Bu taktik Sovyet yönetimlerince de bolca kullanıldı. Elbette, Batı ambargoları insanların yaşamını zorlaştırdı ama halkın çektiği sıkıntıların asıl nedeni, kendi ayrıcalıklı hayatlarından vazgeçmeyen, ülkenin önceliklerini yanlış belirleyen Sovyet yöneticilerdi.
Rusya’da mutfak sohbetleri çok ünlüdür; özellikle Sovyet döneminde toplum içinde dile getirilemeyen konular, eleştiriler aile ve dostlar arasında hep mutfakta konuşulur, yöneticiler yerden yere vurulurdu.
Fakat Türkler gibi Rusların da bir özelliği var… (Ortak benzerlikler ayrı bir yazı konusu.)
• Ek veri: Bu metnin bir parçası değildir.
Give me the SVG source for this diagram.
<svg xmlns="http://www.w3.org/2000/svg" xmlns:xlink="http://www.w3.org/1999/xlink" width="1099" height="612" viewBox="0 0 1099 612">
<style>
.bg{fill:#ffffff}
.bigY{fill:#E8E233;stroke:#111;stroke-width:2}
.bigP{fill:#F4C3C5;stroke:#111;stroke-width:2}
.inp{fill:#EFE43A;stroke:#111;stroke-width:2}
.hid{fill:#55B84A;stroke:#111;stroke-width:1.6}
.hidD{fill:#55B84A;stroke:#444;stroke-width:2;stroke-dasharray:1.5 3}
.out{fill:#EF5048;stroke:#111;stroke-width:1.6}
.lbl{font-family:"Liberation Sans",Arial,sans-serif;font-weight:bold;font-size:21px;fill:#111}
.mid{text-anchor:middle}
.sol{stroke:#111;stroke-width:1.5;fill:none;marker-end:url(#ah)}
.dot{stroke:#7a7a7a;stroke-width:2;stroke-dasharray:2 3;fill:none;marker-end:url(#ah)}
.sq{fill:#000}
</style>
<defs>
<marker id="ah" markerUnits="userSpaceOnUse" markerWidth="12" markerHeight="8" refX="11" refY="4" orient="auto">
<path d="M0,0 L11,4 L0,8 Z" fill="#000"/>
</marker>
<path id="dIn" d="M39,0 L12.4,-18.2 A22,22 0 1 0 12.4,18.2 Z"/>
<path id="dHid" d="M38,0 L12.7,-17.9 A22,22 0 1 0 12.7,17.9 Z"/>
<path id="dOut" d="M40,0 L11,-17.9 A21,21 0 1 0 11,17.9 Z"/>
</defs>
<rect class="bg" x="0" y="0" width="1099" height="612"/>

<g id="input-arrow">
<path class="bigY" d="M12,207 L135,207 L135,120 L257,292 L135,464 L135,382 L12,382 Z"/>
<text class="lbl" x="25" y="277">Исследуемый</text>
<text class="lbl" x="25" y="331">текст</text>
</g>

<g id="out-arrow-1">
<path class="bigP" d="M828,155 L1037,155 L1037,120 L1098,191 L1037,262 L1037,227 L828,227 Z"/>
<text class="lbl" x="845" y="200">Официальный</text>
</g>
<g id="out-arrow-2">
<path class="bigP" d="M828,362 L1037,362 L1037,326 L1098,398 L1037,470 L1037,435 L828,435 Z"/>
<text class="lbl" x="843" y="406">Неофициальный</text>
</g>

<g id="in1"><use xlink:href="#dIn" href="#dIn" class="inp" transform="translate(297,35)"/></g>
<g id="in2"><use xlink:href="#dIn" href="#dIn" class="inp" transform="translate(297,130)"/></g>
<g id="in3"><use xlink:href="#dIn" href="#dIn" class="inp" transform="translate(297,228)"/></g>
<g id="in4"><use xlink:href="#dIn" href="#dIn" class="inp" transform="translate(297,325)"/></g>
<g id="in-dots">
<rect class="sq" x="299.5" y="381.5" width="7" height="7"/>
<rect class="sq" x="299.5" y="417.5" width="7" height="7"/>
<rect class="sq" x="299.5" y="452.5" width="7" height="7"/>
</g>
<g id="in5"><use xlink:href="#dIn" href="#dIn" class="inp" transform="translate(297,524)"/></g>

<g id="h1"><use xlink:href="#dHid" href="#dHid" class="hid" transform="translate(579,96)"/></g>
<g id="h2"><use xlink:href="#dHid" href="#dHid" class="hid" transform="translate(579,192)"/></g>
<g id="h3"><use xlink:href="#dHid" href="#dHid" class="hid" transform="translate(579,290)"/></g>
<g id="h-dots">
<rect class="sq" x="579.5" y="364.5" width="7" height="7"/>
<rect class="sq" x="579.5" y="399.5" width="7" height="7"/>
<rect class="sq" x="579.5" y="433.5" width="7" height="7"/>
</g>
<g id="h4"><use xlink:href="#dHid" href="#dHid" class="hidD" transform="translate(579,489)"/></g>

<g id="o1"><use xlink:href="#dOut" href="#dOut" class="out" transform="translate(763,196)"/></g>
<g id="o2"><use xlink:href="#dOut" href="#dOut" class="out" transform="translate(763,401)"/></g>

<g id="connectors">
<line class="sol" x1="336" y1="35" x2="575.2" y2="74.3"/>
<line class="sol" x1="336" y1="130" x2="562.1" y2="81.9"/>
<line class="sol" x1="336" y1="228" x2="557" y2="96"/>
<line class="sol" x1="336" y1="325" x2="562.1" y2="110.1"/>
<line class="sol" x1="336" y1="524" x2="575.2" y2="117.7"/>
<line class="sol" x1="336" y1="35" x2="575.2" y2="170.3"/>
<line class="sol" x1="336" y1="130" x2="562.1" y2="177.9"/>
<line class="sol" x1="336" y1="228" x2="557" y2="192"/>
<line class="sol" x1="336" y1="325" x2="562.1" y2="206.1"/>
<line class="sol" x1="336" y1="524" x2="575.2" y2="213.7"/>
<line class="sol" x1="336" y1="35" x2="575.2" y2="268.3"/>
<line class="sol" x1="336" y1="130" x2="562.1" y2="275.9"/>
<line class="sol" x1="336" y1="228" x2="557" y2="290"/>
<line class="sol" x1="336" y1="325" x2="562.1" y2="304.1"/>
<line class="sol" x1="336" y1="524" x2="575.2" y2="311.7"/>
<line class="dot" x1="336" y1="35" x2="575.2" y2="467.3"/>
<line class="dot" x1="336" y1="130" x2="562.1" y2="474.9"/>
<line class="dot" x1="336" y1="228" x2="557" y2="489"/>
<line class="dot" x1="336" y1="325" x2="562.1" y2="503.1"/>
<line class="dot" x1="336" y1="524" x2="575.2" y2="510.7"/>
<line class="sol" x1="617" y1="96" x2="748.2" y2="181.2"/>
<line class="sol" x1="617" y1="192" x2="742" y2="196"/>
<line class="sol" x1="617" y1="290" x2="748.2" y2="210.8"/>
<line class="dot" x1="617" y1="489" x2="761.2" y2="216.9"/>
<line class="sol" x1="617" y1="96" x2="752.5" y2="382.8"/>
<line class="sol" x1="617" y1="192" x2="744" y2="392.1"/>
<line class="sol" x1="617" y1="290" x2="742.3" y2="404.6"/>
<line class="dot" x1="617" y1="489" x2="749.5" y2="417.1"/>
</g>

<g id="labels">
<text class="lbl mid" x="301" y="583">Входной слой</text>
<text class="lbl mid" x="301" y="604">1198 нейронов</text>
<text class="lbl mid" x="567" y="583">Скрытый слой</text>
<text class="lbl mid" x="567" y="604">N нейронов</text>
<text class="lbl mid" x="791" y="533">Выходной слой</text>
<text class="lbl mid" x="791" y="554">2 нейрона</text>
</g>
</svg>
Bizde çoğu kişi kendi arasında konuşurken ülkeyi yönetenleri yerden yere vurur ama bir yabancı sohbete katıldığında Türkiye’ye toz kondurmaz.
Benzer şekilde, yöneticilerine ağzına geleni söyleyen Ruslar da ülkelerinin zayıf yönlerini yabancıların önünde konuşmasını sevmez, en azından tanımadıkları, güvenmedikleri yabancıların önünde.
Şu anda nasıl bilmiyorum ama benim Moskova’da yaşadığım dönemde mutfak sohbetlerinden edindiğim genel izlenim, halkın büyük bölümünün Batı’ya karşı düşmanlık gibi görünen duygusunun arkasında aslında hayranlık yatardı. Çünkü orada, örneğin ABD’de halkın kendilerinden çok daha iyi koşullarda yaşadıklarını bilirler, onların hayatlarına özenirlerdi. Haksız da sayılmazlardı çünkü ortalama bir Amerikalı için Sovyet halkının gündelik hayatta çektiği sıkıntılar rüyasında görse inanamayacağı türdendi.
Gerçek şu ki toplumun ruh hâlini derinden etkileyen savaş vb. durumlar dışında halklar birbirine düşman değil. Düşmanlık yaratanlar yönetenler.